Bem, o que temos aqui novamente: uma firma
encarregada de infundir sonhos nas pessoas, fabricá-los, customizá-los segundo
regras e métodos próprios; uma massa de seres humanos que não faz ideia de que
seus sonhos são meros construtos adquiridos mediante cadastro em loja e
pagamento em carnê; um oneiro, profissional a cargo de quem está a indução do
sonho, que transgride as regras da empresa ao se interessar por duas pessoas (a
mãe e o filho) a ponto de interferir em seus destinos – e aqui me pergunto se
estou superinterpretando a obra ou se algo no texto realmente me permite afirmar
que o oneiro interferiu mesmo na vida da mãe e do filho.

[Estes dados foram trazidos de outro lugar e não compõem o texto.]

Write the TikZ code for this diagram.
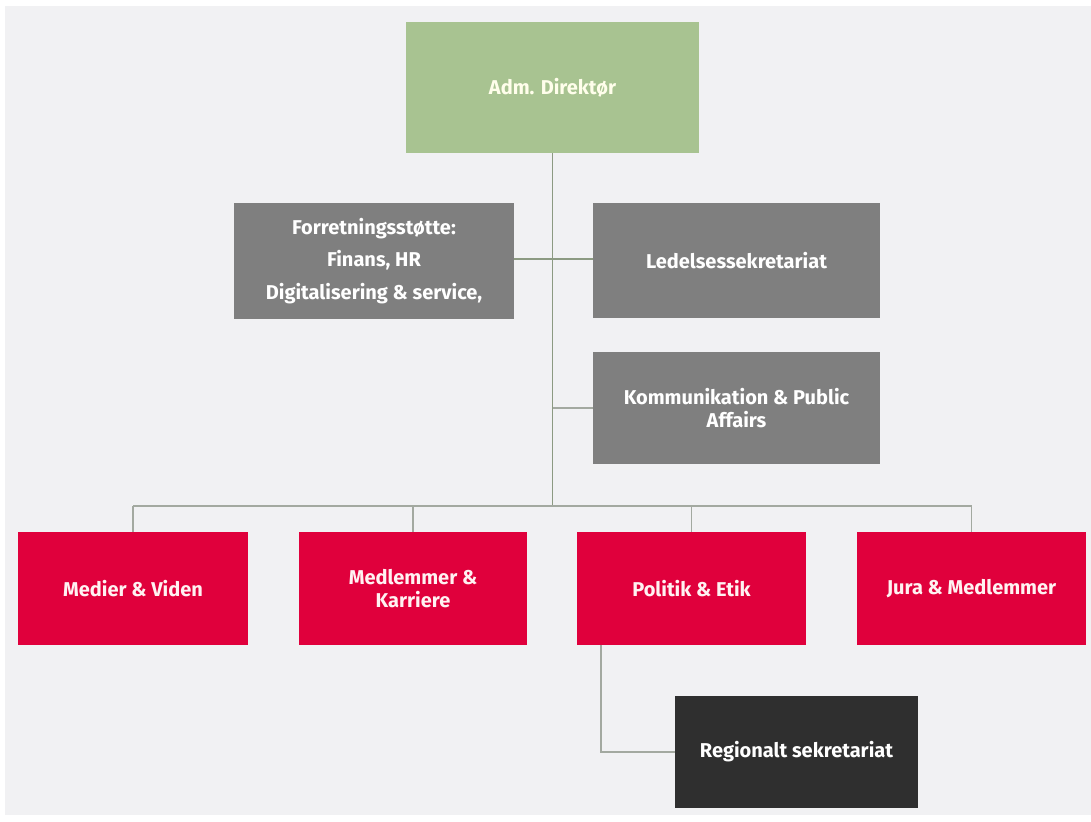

Dito isso tudo, concluo que: os oneiros podem
ser diabretes que na verdade roubam sonhos e os comercializam no centro da
cidade – o leite, como todos sabem, é um alimento fundamental no processo de
desintoxicação; e os sonhos, outra coisa que todos sabem, são tóxicos. Frequentemente, o que só quem leu o romance sabe, os oneiros recebem canecas de leite no refeitório da firma - ou seriam latas de leite em pó? O efeito é o mesmo.
Não sendo
da mesma esfera que nós, os oneiros, entidades incansáveis que trabalham dia e
noite e nos observam através das persianas nos muitos andares do prédio, habitam
uma dimensão acima ou abaixo da nossa. Vivem uma realidade paralela, onírica,
fantástica e, me permitam empregar o termo, kafkiana.
A burocracia é o grande personagem do
livro. Ora, ora, ora, por trás da operação trabalhosa que é induzir um homem ou
mulher ao sonho, e o fato de que alguém procure uma empresa para ajudá-lo a
sonhar é algo a ser levado em consideração nesse jogo, esconde-se uma máquina profissional.
O exército de oneiros obedece a padrões ensinados em cartilhas, há fiscais que
passam de andar a andar avaliando a qualidade do trabalho, funcionários do mês,
informes e toda essa pequena microesfera de fenômenos que orbitam a rede de
relações numa empresa – até que algo acontece. Crise.
Como em qualquer negócio que se preze, os
desvios de conduta ou baixa produtividade no edifício são punidos ou com
dispensa – casos raros – ou com rebaixamentos – oneiros malcriados viram vidantas.
Um oneiro que se interesse além do recomendado por um cliente será punido
exemplarmente e encaminhado aos andares de baixo.
A burocracia, instalada nos andares
superiores de um prédio sempre lotado, cria sonhos, e nisso talvez resida a
grande piada do livro: sonhos em larga escala.
Outro ponto de destaque é o alheamento das
massas – mãe, filho e demais personagens – em relação à ingerência que essa
máquina burocrática tem na produção de aspectos importantes do cotidiano. Depois
de sofrer um acidente de carro, a mãe é acordada por um oneiro, que despeja no
rosto dela um copo de leite. Ela acorda, o filho agradece – superinterpretando?
– e todos se felicitam.
Afinal a crise se abate e a clientela míngua.
Faltam sonhantes – pessoas que procuram a empresa interessadas em pagar por um
sonho, mas novamente suponho que paguem por um serviço que no fim das contas
demanda tempo, mão de obra e espaço – o prédio fica no centro de uma metrópole.